MISSING FROM FIRE TRAIL ROAD
World Premiere: Spotlight Documentary Section
Sabrina Van Tassel‘s TRIBECA 2024 documentary MISSING FROM FIRE TRAIL ROAD speaks for those without a voice. Indigenous women are in crisis. Why aren’t we talking about the statistics of missing native women? The number is vastly higher than any other group in the United States.
The film focuses on the story of Mary Ellen Johnson Davis, missing since 2020, as her family tries to piece together all the information they can, while also showing up for those in their community with similar circumstances. There are far too many unexplained disappearances and deaths for one community not to call it an epidemic.
The reservation has its own justice system, under which not a single white man has been prosecuted in connection to a disappearance. Families must rely on the Feds to intervene. They never do. It is endless, lawless mayhem.
Story after story, family after family, one thread connects them all.
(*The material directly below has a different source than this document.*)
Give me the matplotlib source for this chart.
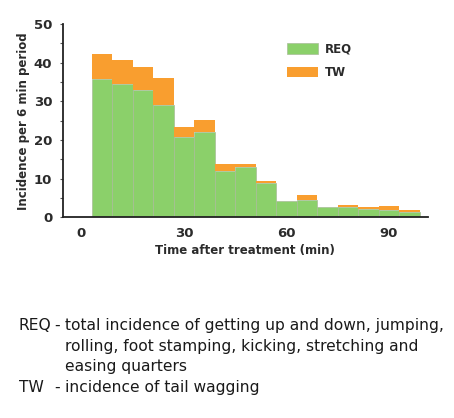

That is abuse from white outsiders. You can’t tell this story without delving into the trauma of native children stolen from their families and physically and emotionally tormented in boarding schools. MISSING FROM FIRE TRAIL ROAD delivers the horrific truth through the words of survivors.
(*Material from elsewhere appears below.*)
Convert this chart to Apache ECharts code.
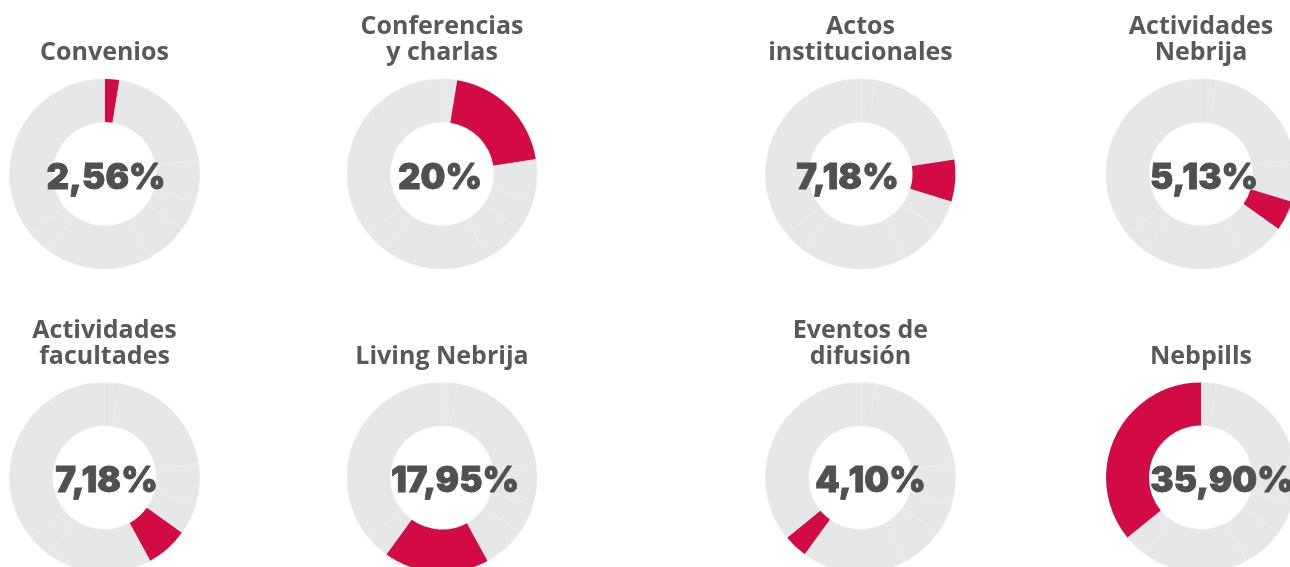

A quote from a manual given to households when children the government was ripping from their homes reads, “The goal is not to make scientists, or doctors or lawyers out of these citizens. The goal is to make domestic housewives and farmers and laborers.” Keeping the population suppressed remains the goal. It’s cyclical genocide. It is the continuation of colonization, plain and simple.
The question remains. How many of these documentaries need to be made to get the message across? Tribeca 2024 audiences can share the native plight and, perhaps, move the dial toward justice. Do something.
Remaining Screenings of MISSING FROM FIRE TRAIL ROAD:
Saturday, June 15 – 11:00 AM: AMC 19th St. East 6
Mary Ellen Johnson Davis has been missing since the eve of Thanksgiving 2020 from the Tulalip Reservation. She is only one of hundreds of Native American women who continue to go missing in the U.S. As director Sabrina Van Tassel (“The State of Texas vs Melissa”) investigates Mary Ellen’s case, dozens of Native women speak up about the violence suffered and observed by them.
Executive Produced and featuring Deborah Parker, activist and indigenous leader, Deb Haaland, US Secretary of the Interior, to many of Mary Ellen’s friends and family, the film threads a haunting but important report about these underlooked cases and the urgency for attention and action in these investigations.